Paul Jean Clays (1817-1900) - The Tuna Boatmen oil on mahogany panel circa 1864

Paul Jean Clays (1817-1900) - The Tuna Boatmen oil on mahogany panel circa 1864

 

He knows how to give his seascapes harmony and grandeur. A sort of penetrating melancholy envelops all of the works that Mr. Clays painted. One feels that the painter did not only utilize his hand; that he puts in the works that come from his thoughts the enthusiasm that seized him before he created the works.  The artist is more than a virtuoso; he a contemplator, a man who feels moved by the presence of Nature which is so beautiful, so imposing, so difficult to translate, that even the most convinced hesitate before attempting it.

Eugène Montrosier, Les Artistes Modernes: Peintres de Genre (Paris, Librairie Ch. Tallandier), pg. 39.

Paul Jean Clays is Flemish in his manner of painting; and in his choice of landscapes is somewhat like the Dutch. He does not paint the sea, but the Scheldt where it widens, and those gray and light waters which bear you in a steamer from Moerdyk to Rotterdam. With a proud feeling for these things, he expresses in the calme plat, in the gros temps, the humidity of the skies of Western Flanders, the sleep of the calmed water, or the caress, sometimes menacing, of the breeze which makes little, uneasy waves shiver around the Koffs loaded to the brim. The water has found in Clays a marvelously exact painter; he gives it movement, limpidity, life; and, with happy talent, he knows the spots where the sun’s rays cross it to fill it with light.

With his palette of colors and his technique, Paul Jean Clays, offers us a magnificent painting, we dive into the scene and assist in the real departure of the tuna boats in the middle of the 19th century. A sky that would like to let its beautiful blue hue pass, but that the clouds darken, the color and transparency of the sea are affected by this changing sky, suggesting that a sustained breeze has settled.

In this atmosphere, the sailors on the water or on the boat are getting ready for an imminent departure.

 

Very nice painting, between genre scene and landscape, in very good condition, signed in the lower right corner by Paul Jean Clays, served by a beautiful carved and gilded wooden frame.

 

Measurements with frame: H 18.48 In. - W 15.94 In.
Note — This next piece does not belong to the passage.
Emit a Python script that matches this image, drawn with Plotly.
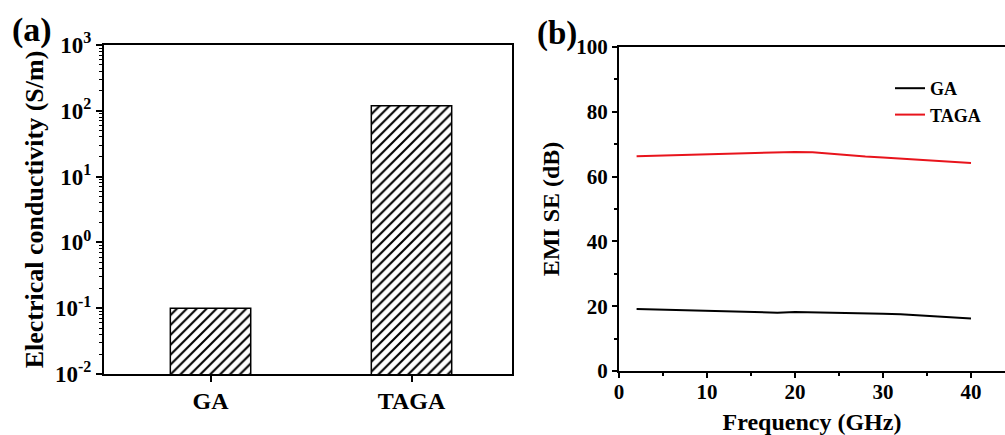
import plotly.graph_objects as go

# Panel (a) data
samples = ["GA", "TAGA"]
conductivity = [0.1, 119]
cond_ticks = [-2, -1, 0, 1, 2, 3]

# Panel (b) data
freq_ga = [2, 6, 10, 14, 17, 18, 20, 22, 24, 26, 30, 32, 34, 38, 40]
se_ga = [19.1, 18.8, 18.5, 18.3, 18.1, 18.0, 18.2, 18.1, 18.2, 18.0, 17.7, 17.5, 17.2, 16.6, 16.2]
freq_taga = [2, 6, 10, 14, 16, 17, 20, 22, 24, 26, 28, 30, 34, 38, 40]
se_taga = [66.3, 66.6, 66.9, 67.1, 67.2, 67.5, 67.6, 67.5, 67.0, 66.7, 66.2, 65.9, 65.2, 64.6, 64.2]

FONT = "Liberation Serif"
W, H = 1005, 435

def px_x(p):
    return p / W

def px_y(p):
    return 1 - p / H

fig = go.Figure()

fig.add_trace(go.Bar(
    x=samples, y=conductivity, width=0.4,
    marker=dict(color="white", line=dict(color="black", width=1.5),
                pattern=dict(shape="/", fgcolor="black", bgcolor="white", fgopacity=1,
                             size=7, solidity=0.3)),
    showlegend=False, xaxis="x", yaxis="y",
))

fig.add_trace(go.Scatter(x=freq_ga, y=se_ga, mode="lines", name="GA",
                         line=dict(color="black", width=2), xaxis="x2", yaxis="y2"))
fig.add_trace(go.Scatter(x=freq_taga, y=se_taga, mode="lines", name="TAGA",
                         line=dict(color="#e8141c", width=2), xaxis="x2", yaxis="y2"))

minor_log_vals = [m * 10 ** k for k in range(-2, 3) for m in range(2, 10)]

def tf(size):
    return dict(family=FONT, size=size, color="black", weight="bold")

axis_common = dict(showline=True, linecolor="black", linewidth=2, ticks="outside",
                   tickcolor="black", tickwidth=2, showgrid=False, zeroline=False,
                   automargin=False)

fig.update_layout(
    width=W, height=H, margin=dict(l=0, r=0, t=0, b=0, autoexpand=False),
    paper_bgcolor="white", plot_bgcolor="white",
    font=dict(family=FONT, color="black", weight="bold"),
    xaxis=dict(domain=[px_x(104), px_x(512)], type="category", range=[-0.53, 1.5],
               mirror=True, ticklen=6, anchor="y", tickfont=tf(24),
               ticklabelstandoff=-2, **axis_common),
    yaxis=dict(domain=[px_y(374), px_y(45)], type="log", range=[-2, 3], anchor="x",
               mirror=True, ticklen=6,
               tickvals=[10 ** k for k in cond_ticks],
               ticktext=["10<sup>%d</sup>" % k for k in cond_ticks],
               minor=dict(tickvals=minor_log_vals, ticks="outside", ticklen=3,
                          tickcolor="black", tickwidth=1),
               title=dict(text="Electrical conductivity (S/m)", standoff=4, font=tf(26)),
               tickfont=tf(23), **axis_common),
    xaxis2=dict(domain=[px_x(619), 1.0], range=[0, (W - 619) / 8.8], anchor="y2",
                mirror=True, dtick=10, tick0=0, ticklen=5, ticklabelstandoff=-4,
                minor=dict(dtick=5, ticks="outside", ticklen=3, tickcolor="black", tickwidth=2),
                title=dict(text="Frequency (GHz)", standoff=12, font=tf(24)),
                tickfont=tf(21), **axis_common),
    yaxis2=dict(domain=[px_y(371), px_y(47)], range=[0, 100], anchor="x2",
                dtick=20, ticklen=5,
                minor=dict(dtick=10, ticks="outside", ticklen=3, tickcolor="black", tickwidth=2),
                title=dict(text="EMI SE (dB)", standoff=10, font=tf(24)),
                tickfont=tf(21), **axis_common),
    legend=dict(x=px_x(890), y=px_y(70), xanchor="left", yanchor="top",
                bgcolor="rgba(0,0,0,0)", tracegroupgap=0, font=tf(18)),
    annotations=[
        dict(text="(a)", x=px_x(10), y=px_y(30), xref="paper", yref="paper",
             xanchor="left", yanchor="middle", showarrow=False, font=tf(34)),
        dict(text="(b)", x=px_x(535), y=px_y(33), xref="paper", yref="paper",
             xanchor="left", yanchor="middle", showarrow=False, font=tf(33)),
    ],
)

fig.write_html("out.html", config={"displayModeBar": False},
               post_script="document.body.style.margin='0';document.body.style.overflow='hidden';")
Measurements unframed: H 26.77 In. - W 22.83 In.

 

The curators of many museums around the world collect the paintings of this excellent Belgian painter.

 

Biography:

 

Paul Jean Clays, painter of Belgian nationality, was born in Bruges on November 20, 1817, or 1819 and died in Schaerbeek on February 9, 1900.

As a young man, attracted by the sea, he joined small boats as a ship's boy. He wanted to learn about estuaries and the sea. 

His eyes were quickly formed, and he grasped the colors that the water takes as the hours passed. 

 

He studied in Paris with Charles Suisse and Theodore Gudin.

 

Paul Jean Clays was one of the first to refute the conventions of the Academy and a whole generation followed him. He was also one of the first to pave the way for realism and to shake, in the minds of his contemporaries, the absurd dogma of the hierarchy of genres.

 

"His paintings are all distinguished by the freshness of appearance, the charm of tone, the transparent softness, and the calmness of their expression. Blue, reddish-brown, and yellowish-white are the three dominant ranges. It is with these unique forces that the artist combines a shimmering harmony with an effect all the more attractive because the qualities of magnificent, smooth, supple, and brilliant workmanship contribute largely to enhance its brilliance." Such is the admiring testimony of Edmond-Louis de Taye, professor of art history at the Academy of Fine Arts in Antwerp.

 

For the record, the municipality of Schaerbeek has named one of its streets Avenue Clays.

 

Bibliography: 

 

Eugène de Sevn, Dictionnaire biographique des sciences, des lettres et des arts en Belgique, Ed. L’Avenir, Bruxelles, 1935.

Eugène Montrosier, Les Artistes Modernes : Peintres de Genre, Paris, Librairie Ch. Tallandier.

Lexique des peintres romantiques belges, Anvers : International Art Press, 1981.

Dictionary of Sea Painters, E.H.H. Archibald.

 

Museums:

 

Musees de Beaux Arts, Antwerp; Musee Royaux des Beaux Arts de Belgique, Brussels; Leicester Museums and Art Gallery; Graves Art Gallery, Sheffield; The Metropolitan Museum, New York; The National Gallery, London; Musée Royal de l’Armée Paris.